[begin Dataset extract]

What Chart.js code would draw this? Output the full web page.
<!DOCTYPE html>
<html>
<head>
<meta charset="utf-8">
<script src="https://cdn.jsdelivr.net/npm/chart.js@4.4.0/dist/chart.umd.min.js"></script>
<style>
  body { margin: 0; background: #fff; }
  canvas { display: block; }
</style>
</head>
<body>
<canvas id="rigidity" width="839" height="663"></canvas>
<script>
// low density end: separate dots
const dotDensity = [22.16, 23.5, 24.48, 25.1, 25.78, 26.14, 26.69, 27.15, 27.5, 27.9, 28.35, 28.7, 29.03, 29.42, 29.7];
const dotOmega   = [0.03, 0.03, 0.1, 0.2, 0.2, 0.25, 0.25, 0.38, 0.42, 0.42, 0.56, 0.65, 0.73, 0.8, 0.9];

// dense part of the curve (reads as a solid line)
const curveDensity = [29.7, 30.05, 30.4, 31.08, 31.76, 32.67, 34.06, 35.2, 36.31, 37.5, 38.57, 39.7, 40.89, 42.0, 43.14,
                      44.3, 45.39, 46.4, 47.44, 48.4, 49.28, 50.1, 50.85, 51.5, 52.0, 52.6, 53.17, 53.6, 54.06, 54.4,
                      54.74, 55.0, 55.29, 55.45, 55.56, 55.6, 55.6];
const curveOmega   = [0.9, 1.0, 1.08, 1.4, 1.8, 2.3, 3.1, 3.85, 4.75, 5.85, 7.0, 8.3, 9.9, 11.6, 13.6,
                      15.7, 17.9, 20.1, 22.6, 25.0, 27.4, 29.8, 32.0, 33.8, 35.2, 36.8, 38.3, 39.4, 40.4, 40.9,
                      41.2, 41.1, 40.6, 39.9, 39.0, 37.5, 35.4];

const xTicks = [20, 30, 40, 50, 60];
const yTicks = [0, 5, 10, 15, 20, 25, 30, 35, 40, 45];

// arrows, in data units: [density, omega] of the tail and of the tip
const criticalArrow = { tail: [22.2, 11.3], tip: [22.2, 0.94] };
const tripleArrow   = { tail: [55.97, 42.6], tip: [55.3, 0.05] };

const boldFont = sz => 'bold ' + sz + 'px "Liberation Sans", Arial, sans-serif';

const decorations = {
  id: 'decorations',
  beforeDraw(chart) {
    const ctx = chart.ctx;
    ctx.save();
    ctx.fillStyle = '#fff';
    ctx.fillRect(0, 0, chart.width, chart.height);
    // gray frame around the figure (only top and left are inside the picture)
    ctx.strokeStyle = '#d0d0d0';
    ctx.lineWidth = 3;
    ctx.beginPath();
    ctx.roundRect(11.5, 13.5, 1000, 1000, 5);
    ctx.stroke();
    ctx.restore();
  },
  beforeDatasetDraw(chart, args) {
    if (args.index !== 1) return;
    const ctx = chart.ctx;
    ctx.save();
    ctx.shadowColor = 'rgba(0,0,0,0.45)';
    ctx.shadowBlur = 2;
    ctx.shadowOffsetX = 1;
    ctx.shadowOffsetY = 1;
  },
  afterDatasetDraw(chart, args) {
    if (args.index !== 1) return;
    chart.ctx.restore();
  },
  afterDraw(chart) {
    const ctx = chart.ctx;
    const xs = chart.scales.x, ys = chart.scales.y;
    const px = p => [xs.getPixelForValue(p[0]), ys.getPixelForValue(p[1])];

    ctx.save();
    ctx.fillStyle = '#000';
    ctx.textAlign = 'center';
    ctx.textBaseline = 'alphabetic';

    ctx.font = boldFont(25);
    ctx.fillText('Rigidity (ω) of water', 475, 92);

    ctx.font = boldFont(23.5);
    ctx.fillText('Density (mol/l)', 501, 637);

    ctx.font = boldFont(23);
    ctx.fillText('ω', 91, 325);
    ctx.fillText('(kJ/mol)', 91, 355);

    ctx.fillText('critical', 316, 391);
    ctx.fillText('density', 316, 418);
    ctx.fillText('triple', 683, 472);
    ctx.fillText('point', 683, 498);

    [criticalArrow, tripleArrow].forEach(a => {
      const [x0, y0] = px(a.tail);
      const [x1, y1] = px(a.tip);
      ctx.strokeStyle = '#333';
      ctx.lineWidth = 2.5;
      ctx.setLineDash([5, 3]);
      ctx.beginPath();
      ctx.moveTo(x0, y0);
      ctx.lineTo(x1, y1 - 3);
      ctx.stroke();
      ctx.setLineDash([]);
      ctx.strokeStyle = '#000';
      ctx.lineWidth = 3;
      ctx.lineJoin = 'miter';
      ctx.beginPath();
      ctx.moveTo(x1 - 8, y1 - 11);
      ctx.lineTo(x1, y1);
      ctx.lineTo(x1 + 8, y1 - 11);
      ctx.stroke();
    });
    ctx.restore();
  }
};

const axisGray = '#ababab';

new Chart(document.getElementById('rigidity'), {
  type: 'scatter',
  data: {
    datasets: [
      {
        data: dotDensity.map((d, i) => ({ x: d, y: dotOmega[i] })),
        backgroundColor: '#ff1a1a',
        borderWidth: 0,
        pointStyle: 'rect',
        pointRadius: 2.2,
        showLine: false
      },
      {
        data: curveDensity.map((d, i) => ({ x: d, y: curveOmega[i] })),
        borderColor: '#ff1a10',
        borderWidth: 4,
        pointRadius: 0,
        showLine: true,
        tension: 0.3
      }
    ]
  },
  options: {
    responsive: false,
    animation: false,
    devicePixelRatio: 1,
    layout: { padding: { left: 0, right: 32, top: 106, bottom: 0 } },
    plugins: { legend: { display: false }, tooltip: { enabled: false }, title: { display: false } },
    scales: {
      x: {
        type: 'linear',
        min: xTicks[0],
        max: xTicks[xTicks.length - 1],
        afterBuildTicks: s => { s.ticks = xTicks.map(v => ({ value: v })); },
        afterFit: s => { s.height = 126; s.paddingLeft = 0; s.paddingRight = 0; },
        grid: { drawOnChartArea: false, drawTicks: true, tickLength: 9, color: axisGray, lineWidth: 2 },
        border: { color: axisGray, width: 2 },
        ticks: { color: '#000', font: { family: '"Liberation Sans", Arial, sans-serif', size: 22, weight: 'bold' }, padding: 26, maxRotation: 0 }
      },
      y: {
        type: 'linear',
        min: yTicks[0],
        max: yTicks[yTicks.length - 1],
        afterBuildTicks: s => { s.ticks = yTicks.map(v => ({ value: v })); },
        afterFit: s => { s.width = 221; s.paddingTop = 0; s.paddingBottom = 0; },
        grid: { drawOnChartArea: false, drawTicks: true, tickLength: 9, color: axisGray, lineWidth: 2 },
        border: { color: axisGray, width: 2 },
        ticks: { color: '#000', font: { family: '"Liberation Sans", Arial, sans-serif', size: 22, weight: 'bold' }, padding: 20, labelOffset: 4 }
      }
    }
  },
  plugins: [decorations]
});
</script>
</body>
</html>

[end Dataset extract]
[begin Dataset extract]

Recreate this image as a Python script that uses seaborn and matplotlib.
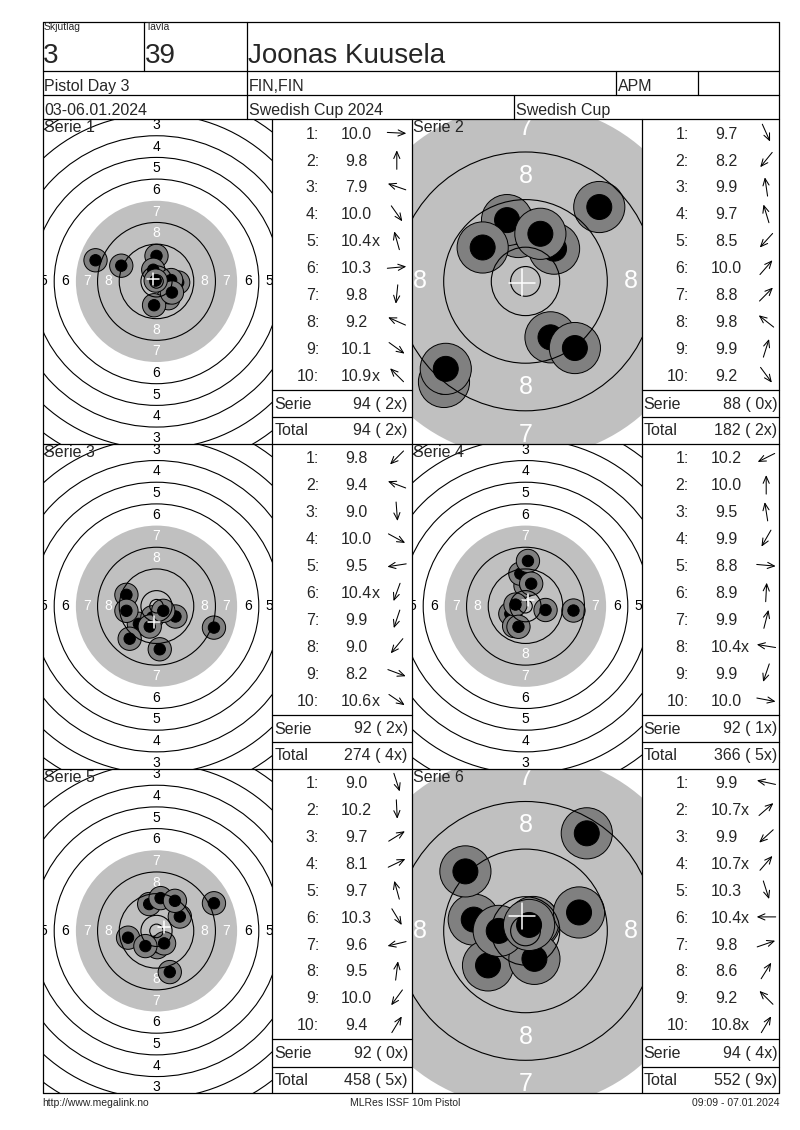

[end Dataset extract]
[begin Dataset extract]

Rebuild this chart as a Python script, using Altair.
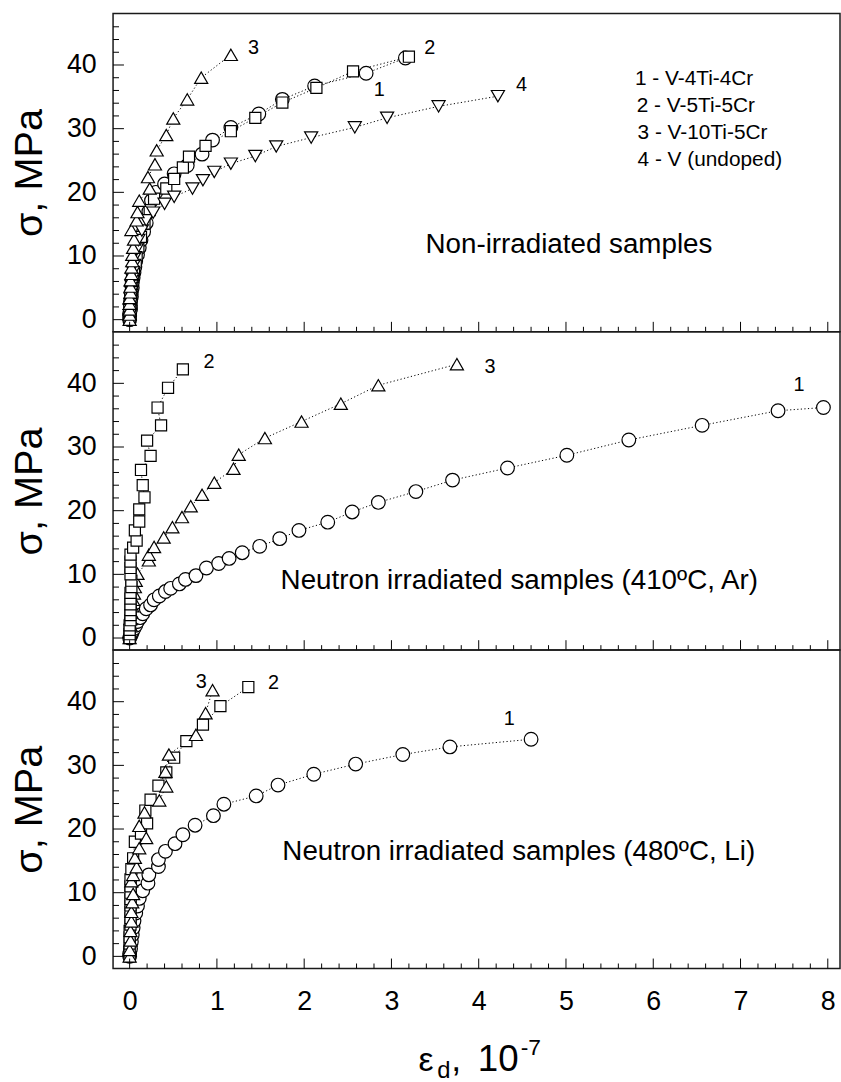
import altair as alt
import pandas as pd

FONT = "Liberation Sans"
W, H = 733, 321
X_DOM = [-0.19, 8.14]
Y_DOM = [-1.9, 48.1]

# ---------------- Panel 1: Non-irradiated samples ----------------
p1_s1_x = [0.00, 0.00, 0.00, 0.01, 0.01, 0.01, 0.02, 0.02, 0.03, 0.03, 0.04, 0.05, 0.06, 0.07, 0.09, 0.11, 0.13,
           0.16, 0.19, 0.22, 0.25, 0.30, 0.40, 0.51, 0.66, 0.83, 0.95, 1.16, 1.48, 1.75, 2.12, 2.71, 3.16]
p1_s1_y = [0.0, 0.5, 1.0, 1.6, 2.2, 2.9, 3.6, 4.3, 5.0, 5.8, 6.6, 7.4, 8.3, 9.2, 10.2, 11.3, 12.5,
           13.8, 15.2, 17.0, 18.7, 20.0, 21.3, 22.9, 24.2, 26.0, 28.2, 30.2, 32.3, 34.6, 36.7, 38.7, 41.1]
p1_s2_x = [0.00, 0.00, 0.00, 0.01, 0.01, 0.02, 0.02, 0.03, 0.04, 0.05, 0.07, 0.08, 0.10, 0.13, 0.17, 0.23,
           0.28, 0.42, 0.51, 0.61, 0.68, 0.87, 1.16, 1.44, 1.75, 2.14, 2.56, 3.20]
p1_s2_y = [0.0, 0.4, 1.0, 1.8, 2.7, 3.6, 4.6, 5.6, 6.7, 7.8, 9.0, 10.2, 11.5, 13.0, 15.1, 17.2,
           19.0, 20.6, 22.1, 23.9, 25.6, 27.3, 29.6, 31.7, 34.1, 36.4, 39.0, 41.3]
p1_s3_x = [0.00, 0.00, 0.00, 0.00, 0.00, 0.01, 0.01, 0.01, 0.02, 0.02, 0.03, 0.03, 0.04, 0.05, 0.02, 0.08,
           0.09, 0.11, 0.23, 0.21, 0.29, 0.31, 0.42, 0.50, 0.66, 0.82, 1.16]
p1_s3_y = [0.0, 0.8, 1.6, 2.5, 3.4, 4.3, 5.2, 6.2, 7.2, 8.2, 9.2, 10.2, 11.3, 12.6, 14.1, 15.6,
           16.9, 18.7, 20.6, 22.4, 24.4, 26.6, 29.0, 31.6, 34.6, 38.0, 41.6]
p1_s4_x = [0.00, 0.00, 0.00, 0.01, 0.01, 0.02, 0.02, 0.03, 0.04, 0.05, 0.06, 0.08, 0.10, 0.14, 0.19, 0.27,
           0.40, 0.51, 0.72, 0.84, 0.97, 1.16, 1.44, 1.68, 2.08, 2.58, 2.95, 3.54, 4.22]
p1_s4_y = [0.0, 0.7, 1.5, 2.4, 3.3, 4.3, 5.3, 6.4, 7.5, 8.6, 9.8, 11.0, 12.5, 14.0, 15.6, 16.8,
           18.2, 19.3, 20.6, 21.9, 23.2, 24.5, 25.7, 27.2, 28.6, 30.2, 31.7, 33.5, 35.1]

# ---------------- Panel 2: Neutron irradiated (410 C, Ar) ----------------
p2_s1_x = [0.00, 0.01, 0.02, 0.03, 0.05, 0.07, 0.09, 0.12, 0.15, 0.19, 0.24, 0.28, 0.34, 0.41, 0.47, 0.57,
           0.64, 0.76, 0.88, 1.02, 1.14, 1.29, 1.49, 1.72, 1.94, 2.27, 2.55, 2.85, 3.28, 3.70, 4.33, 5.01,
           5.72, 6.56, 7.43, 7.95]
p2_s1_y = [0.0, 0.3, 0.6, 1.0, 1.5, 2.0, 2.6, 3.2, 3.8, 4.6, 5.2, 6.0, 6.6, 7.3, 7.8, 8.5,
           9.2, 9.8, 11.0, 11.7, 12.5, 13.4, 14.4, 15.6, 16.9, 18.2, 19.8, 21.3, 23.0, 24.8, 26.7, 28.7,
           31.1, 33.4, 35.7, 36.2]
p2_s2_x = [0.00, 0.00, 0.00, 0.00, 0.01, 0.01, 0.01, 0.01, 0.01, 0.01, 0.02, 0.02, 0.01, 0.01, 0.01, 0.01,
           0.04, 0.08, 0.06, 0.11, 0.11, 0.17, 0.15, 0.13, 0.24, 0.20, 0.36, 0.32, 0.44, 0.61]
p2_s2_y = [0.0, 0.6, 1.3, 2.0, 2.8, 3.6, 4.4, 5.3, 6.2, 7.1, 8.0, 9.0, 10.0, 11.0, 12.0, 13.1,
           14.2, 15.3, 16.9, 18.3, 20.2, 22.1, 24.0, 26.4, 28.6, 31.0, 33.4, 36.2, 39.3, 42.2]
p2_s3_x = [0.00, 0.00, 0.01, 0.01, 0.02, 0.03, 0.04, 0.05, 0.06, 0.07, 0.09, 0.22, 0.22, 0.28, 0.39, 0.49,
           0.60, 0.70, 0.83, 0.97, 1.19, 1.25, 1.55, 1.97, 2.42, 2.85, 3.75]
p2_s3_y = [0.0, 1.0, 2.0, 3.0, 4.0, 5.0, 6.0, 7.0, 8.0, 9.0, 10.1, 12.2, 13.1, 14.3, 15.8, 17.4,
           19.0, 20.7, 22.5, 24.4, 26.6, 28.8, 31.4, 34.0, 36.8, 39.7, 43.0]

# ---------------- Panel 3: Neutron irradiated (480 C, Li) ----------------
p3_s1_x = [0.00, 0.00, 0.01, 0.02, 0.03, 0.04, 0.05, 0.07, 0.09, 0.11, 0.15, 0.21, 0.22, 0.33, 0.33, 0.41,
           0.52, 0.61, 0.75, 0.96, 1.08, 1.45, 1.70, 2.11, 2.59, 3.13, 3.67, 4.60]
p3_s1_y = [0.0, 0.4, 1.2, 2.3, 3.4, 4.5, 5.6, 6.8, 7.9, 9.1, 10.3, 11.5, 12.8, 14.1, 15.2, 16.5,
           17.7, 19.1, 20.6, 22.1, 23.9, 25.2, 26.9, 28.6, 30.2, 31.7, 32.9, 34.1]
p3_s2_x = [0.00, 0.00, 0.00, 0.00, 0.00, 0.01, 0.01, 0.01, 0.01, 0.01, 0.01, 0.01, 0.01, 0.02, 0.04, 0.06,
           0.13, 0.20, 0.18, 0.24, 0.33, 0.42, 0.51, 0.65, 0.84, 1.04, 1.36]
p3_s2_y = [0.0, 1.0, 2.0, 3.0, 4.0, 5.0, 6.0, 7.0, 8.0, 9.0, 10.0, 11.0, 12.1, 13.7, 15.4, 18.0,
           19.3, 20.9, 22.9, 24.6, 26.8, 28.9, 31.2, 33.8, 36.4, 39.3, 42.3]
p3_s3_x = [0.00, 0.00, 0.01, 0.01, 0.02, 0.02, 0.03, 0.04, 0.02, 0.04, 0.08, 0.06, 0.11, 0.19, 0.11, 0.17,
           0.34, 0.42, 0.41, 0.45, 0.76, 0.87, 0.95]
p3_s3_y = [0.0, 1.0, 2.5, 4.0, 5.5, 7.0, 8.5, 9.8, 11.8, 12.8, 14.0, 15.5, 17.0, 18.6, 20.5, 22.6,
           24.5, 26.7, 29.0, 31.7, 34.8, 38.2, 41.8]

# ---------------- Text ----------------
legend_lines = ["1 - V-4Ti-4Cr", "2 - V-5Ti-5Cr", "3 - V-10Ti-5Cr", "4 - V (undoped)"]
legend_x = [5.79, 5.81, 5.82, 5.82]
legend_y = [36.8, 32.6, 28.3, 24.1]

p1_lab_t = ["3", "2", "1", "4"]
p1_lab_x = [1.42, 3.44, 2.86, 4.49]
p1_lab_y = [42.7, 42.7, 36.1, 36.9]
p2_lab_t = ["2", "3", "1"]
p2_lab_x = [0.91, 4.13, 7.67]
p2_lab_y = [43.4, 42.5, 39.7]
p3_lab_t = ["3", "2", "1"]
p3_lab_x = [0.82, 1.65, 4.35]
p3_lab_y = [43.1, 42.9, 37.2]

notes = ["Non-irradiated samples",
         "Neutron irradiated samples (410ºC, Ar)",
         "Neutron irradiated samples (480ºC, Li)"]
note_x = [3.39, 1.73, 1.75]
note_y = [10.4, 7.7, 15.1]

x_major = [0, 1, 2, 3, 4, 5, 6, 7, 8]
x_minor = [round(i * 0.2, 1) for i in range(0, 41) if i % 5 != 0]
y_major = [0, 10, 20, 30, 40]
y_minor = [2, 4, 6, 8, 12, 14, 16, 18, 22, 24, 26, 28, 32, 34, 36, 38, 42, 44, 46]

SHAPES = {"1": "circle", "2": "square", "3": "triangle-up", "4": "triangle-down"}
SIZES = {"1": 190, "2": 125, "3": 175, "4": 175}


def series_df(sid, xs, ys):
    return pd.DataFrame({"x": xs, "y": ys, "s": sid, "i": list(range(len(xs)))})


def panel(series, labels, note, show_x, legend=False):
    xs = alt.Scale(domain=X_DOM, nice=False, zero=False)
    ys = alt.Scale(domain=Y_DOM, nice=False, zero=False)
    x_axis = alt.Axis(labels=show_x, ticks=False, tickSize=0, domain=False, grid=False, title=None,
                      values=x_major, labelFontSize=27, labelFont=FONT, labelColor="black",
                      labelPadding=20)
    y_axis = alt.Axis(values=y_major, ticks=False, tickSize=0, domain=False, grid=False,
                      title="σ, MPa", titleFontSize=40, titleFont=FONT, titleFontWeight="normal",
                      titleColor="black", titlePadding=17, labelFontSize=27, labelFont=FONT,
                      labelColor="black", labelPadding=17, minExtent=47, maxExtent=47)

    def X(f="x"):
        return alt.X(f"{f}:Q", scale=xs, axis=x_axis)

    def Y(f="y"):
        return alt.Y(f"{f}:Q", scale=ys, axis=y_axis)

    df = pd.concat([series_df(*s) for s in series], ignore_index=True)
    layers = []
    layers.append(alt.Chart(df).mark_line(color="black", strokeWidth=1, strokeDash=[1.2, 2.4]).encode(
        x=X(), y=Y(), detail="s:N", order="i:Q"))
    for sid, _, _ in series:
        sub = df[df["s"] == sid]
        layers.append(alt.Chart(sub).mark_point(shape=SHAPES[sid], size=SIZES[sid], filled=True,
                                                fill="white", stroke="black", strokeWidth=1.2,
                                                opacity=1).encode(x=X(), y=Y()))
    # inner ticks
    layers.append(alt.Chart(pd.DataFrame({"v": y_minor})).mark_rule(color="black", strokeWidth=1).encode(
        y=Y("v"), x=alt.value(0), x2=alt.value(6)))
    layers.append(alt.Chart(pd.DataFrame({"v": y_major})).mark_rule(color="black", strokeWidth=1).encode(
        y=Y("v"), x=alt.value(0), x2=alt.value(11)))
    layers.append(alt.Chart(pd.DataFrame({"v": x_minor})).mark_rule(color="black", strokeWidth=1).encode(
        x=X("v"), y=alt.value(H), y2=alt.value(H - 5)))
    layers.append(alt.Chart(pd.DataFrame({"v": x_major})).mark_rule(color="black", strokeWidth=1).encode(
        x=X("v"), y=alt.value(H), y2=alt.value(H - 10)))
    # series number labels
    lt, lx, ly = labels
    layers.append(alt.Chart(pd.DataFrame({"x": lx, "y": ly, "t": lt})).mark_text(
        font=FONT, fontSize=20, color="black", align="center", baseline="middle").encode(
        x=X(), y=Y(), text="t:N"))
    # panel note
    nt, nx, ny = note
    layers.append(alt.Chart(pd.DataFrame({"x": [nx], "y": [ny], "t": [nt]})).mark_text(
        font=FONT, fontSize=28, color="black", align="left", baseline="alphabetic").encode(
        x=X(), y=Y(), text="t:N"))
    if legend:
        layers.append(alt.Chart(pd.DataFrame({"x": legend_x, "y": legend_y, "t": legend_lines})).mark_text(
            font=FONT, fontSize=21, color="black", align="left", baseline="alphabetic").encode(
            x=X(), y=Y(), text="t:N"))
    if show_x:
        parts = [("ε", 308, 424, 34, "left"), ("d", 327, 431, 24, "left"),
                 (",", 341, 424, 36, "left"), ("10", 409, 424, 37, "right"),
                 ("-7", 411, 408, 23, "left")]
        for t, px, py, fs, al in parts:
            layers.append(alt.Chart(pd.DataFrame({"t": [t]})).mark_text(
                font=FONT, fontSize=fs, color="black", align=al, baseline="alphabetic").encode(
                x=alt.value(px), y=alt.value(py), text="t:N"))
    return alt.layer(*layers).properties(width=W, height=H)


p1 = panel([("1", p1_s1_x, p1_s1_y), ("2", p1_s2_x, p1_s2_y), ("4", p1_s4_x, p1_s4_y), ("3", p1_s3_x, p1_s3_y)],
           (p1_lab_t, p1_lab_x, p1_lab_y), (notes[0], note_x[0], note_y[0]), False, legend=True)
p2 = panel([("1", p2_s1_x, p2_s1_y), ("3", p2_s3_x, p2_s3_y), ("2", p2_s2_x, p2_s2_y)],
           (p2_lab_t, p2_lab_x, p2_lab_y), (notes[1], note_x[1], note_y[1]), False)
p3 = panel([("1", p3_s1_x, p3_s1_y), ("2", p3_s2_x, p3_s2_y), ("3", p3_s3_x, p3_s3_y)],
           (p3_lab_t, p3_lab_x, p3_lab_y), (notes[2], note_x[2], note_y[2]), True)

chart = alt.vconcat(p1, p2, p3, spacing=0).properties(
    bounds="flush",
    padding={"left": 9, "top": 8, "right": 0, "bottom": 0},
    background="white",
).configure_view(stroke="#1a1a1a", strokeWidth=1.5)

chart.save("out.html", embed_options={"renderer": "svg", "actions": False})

[end Dataset extract]

What is asked:
Quote the lines above exactly, starting with the one that has "Rebuild this chart" and ending with the one that has "Y_DOM = [-1.9, 48.1]"; drop the pictures and include nothing else.

Solution:
Rebuild this chart as a Python script, using Altair.
import altair as alt
import pandas as pd

FONT = "Liberation Sans"
W, H = 733, 321
X_DOM = [-0.19, 8.14]
Y_DOM = [-1.9, 48.1]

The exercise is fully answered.